The recent collapse of leveraged buyouts such as that of Canadian telephone company BCE made some traders speculate that the current financial turmoil would prompt either the Macquarie-led consortium or the banks that are financing the deal to balk. But Puget Energy spokeswoman Martha Monfried said Tuesday the commitment to the transaction and financing remain unchanged.
“We’re gratified that that the Commission has issued the order,” Monfried said.
Parties to the case have 10 days to review the decision and ask for a clarification or a reconsideration, or 30 days to appeal the ruling in court.
The prospect that Puget Energy, the holding company for Puget Sound Energy, would be acquired by foreign-based entities raised concern among thousands of Washington residents who wrote to the Utilities Commission in protest.
The commissioners, however, found that the new ownership structure wouldn’t radically change the amount of outside control Puget Energy now operates under, as a publicly traded company. The utility “will remain as ‘local’ a company as it is today,” the commissioners said.

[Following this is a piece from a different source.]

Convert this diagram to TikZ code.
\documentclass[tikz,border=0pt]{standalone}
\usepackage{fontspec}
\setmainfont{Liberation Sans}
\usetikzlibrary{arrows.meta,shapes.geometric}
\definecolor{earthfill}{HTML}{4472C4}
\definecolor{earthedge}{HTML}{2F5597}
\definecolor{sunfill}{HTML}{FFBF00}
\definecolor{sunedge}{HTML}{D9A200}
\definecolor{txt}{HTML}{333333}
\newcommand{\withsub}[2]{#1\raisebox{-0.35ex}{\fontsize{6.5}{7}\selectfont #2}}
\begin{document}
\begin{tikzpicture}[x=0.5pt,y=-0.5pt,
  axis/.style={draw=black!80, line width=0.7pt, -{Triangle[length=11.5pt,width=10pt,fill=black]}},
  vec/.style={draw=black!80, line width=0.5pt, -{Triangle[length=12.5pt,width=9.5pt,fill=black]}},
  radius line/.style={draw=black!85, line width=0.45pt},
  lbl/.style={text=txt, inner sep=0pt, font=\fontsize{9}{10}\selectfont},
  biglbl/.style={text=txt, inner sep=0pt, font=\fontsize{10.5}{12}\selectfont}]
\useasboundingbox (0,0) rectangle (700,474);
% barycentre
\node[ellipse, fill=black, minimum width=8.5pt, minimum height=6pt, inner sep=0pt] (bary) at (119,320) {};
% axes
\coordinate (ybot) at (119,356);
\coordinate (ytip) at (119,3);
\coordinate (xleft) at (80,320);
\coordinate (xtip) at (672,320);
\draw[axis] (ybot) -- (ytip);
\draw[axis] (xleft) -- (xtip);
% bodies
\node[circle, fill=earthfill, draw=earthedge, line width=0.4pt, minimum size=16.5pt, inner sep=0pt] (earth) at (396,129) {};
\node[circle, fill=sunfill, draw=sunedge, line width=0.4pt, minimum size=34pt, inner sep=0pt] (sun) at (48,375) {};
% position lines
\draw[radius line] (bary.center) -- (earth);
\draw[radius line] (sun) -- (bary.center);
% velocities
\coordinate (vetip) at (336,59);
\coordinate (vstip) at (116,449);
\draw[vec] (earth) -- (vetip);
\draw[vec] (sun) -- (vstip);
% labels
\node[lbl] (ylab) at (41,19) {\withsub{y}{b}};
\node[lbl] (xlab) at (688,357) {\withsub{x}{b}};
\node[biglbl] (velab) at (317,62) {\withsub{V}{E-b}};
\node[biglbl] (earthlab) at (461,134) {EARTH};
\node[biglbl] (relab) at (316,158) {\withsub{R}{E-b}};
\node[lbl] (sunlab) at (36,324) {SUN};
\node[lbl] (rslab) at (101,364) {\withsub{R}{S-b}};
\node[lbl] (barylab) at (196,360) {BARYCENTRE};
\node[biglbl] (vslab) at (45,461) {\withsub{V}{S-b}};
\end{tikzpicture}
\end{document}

The Public Counsel section of the Attorney General’s office, which serves as a consumer advocate before the WUTC, was the only stakeholder that actively opposed the merger after most parties settled. It was concerned that the buyers were taking on too much debt.

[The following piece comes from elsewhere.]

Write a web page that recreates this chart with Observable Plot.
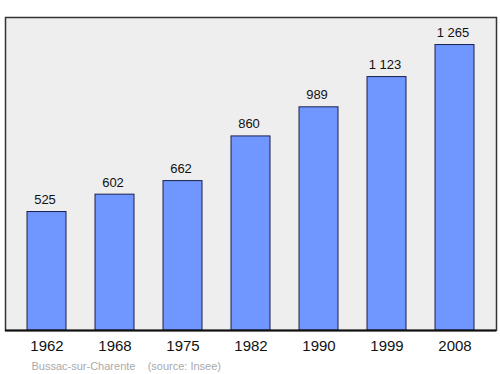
<!DOCTYPE html>
<html><head><meta charset="utf-8">
<script src="https://cdn.jsdelivr.net/npm/d3@7"></script>
<script src="https://cdn.jsdelivr.net/npm/@observablehq/plot@0.6"></script>
<style>
body{margin:0;background:#fff;font-family:"Liberation Sans",Arial,sans-serif;}
</style></head>
<body><div id="chart"></div>
<script>
const years = ["1962","1968","1975","1982","1990","1999","2008"];
const population = [525, 602, 662, 860, 989, 1123, 1265];
const labels = ["525","602","662","860","989","1 123","1 265"];
const captionText = "Bussac-sur-Charente    (source: Insee)";

const data = years.map((y, i) => ({year: y, pop: population[i], label: labels[i]}));

const chart = Plot.plot({
  width: 500,
  height: 374,
  marginTop: 17,
  marginBottom: 44,
  marginLeft: 5,
  marginRight: 4,
  style: {fontFamily: "'Liberation Sans', Arial, sans-serif", background: "#fff"},
  x: {domain: years, paddingInner: 0.43, paddingOuter: 0.29, label: null},
  y: {domain: [0, 1387], axis: null},
  marks: [
    Plot.frame({fill: "#eeeeee", stroke: "#333", strokeWidth: 1.5}),
    Plot.barY(data, {x: "year", y: "pop", fill: "#7096ff", stroke: "#1a1f4d", strokeWidth: 1}),
    Plot.text(data, {x: "year", y: "pop", text: "label", lineAnchor: "bottom", dx: -2, dy: -8, fontSize: 13, fill: "#111"}),
    Plot.axisX({tickSize: 0, tickPadding: 10, fontSize: 15, color: "#111", label: null}),
    Plot.ruleY([0], {stroke: "#111", strokeWidth: 2}),
    Plot.text([captionText], {frameAnchor: "bottom-left", dx: 26, dy: 39, fontSize: 11, fill: "#aaa", textAnchor: "start"})
  ]
});
document.getElementById("chart").appendChild(chart);
</script></body></html>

The commissioners found that “it’s not a ‘highly’ leveraged buyout,” as the buyers would commit about $3.4 billion in capital, and the transaction would only result in $850 million of additional debt. That capital, the commissioners concluded, would help Puget Energy improve its infrastructure.
The Commision did include some clarifications to its requirements in the settlement, to which the buyers must agree if they proceed with the transaction. For example, any bonuses or compensation that Puget executives will receive from the change in control won’t be recoverable from rates paid by consumers.
The Commission also said that the overview provisions included in the settlement extend its “power to protect ratepayers beyond what exists today.”
Public Counsel section chief Simon ffitch, who steadfastedly opposed the merger, expressed “disappointment” in a statement released late Tuesday.
“We remain concerned that a transaction that increases the financial risk for (Puget Sound Energy) and its customers is the wrong choice,” ffitch said in the statement. “The burden will now be on (Puget Sound Energy) and its new owners to honor their commitments to the commission and to (Puget Sound Energy)’s customers. At the same time, state regulators must be vigilant in their enforcement of the conditions, commitments and requirements that are contained in this deal.”